LLMTest_NeedleInAHaystack - Focus on Assessed Retrieval Capabilities in Long Context LLMs

Needle In A Haystack - Pressure Testing LLMs

The "Needle In A Haystack" project is an intriguing endeavor aimed at evaluating the in-context retrieval abilities of long-context Language Model Models (LLMs). This project provides a straightforward but effective way to test how well various AI models can locate a small, specific piece of information (the "needle") hidden within a large amount of text (the "haystack"). Supported models are from renowned providers such as OpenAI, Anthropic, and Cohere.

The Test Explained

The core idea behind this test is to embed a random fact or statement, referred to as the "needle," somewhere within a large block of text, known as the "haystack." The task for the LLM is to correctly identify and retrieve this needle from several pages of unrelated context. By experimenting with different depths—indicating how deeply the needle is buried—and varying the length of the context, researchers measure the model's performance.

The original tests that kicked off this project set a foundational process found in a dedicated /original_results folder, but the testing script has evolved considerably since then.

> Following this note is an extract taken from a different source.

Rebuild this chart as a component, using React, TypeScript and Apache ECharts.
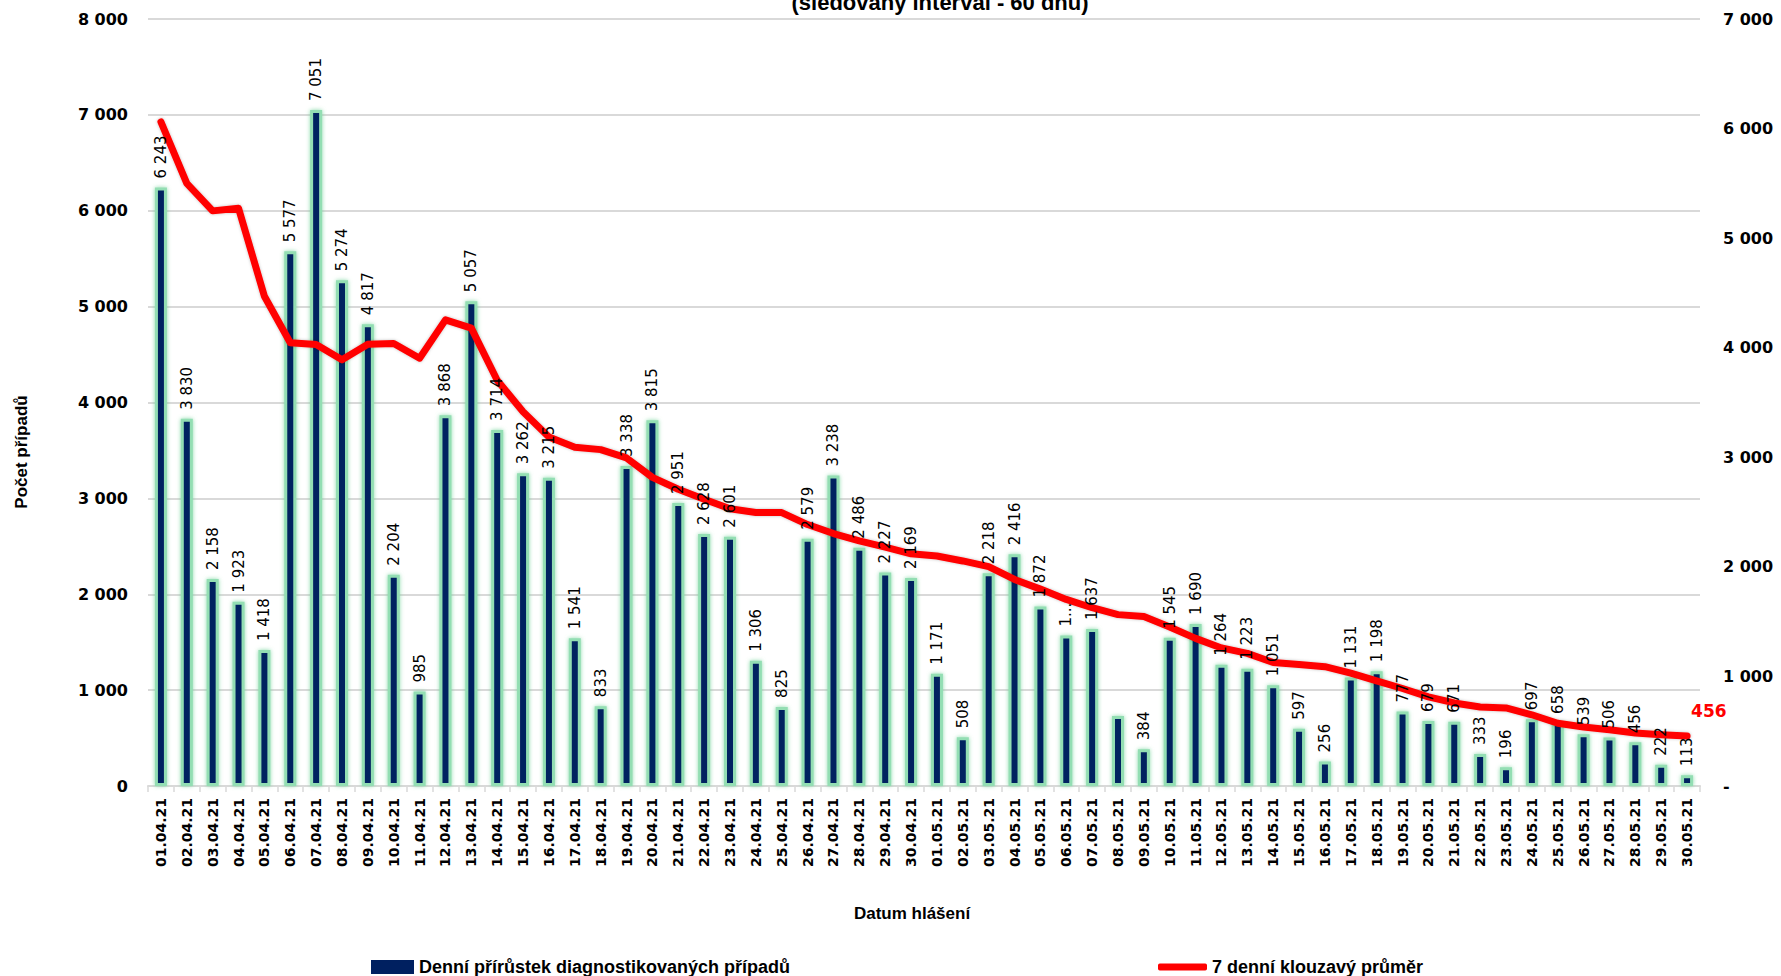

Getting Started with the Project

Setting Up the Environment

To ensure that the Python dependencies are isolated and do not interfere with other system-wide configurations, it's best to use a virtual environment. Here's how to set it up:

python3 -m venv venv
source venv/bin/activate

Environment Variables and Installing the Package

API keys are crucial for interacting with the models, so users must set environment variables like NIAH_MODEL_API_KEY and NIAH_EVALUATOR_API_KEY, depending on which evaluation strategy is used. After setting these variables, install the package through PyPi with:

pip install needlehaystack

To run a test, execute the needlehaystack.run_test command from the command line, specifying your chosen model provider, among other arguments. Here's an example for an OpenAI model:

needlehaystack.run_test --provider openai --model_name "gpt-3.5-turbo-0125" --document_depth_percents "[50]" --context_lengths "[2000]"

For Collaborators

If you're looking to make a contribution, start by forking and cloning the repository. Next, set up the environment and install the package in editable mode to allow modifications on the go:

pip install -e .

Key Parameters for Testing

The project offers flexible parameters like model_to_test, evaluator, needle, and haystack_dir that allow for customized testing scenarios. You can adjust parameters to change needle placement or run multiple tests simultaneously, taking care of rate limits.

Advanced Features

Multi Needle Evaluator:

For a more complex scenario, multi-needle testing is possible. By enabling --multi_needle True, multiple needles can be inserted at calculated intervals to thoroughly test the model's retrieval capabilities.

LangSmith Evaluator:

To coordinate evaluations and archive results, the LangSmith tool can be utilized. After signing up and configuring environment variables, users can create datasets for various scenarios and run tests using --evaluator langsmith.

Visualizing Results

The LLMNeedleInHaystackVisualization.ipynb notebook includes tools for creating visual representations of the test results. These visual aids can be transferred to platforms like Google Slides for further enhancement and sharing.

Conclusion

The Needle In A Haystack project not only tests the limits of LLMs' data retrieval capabilities but also provides a robust framework for evaluating and improving these AI systems. Licensed under the MIT License, it encourages contributions and use while ensuring proper credit to the original creators. This initiative opens new frontiers in understanding how AI processes and retrieves information in a sea of data.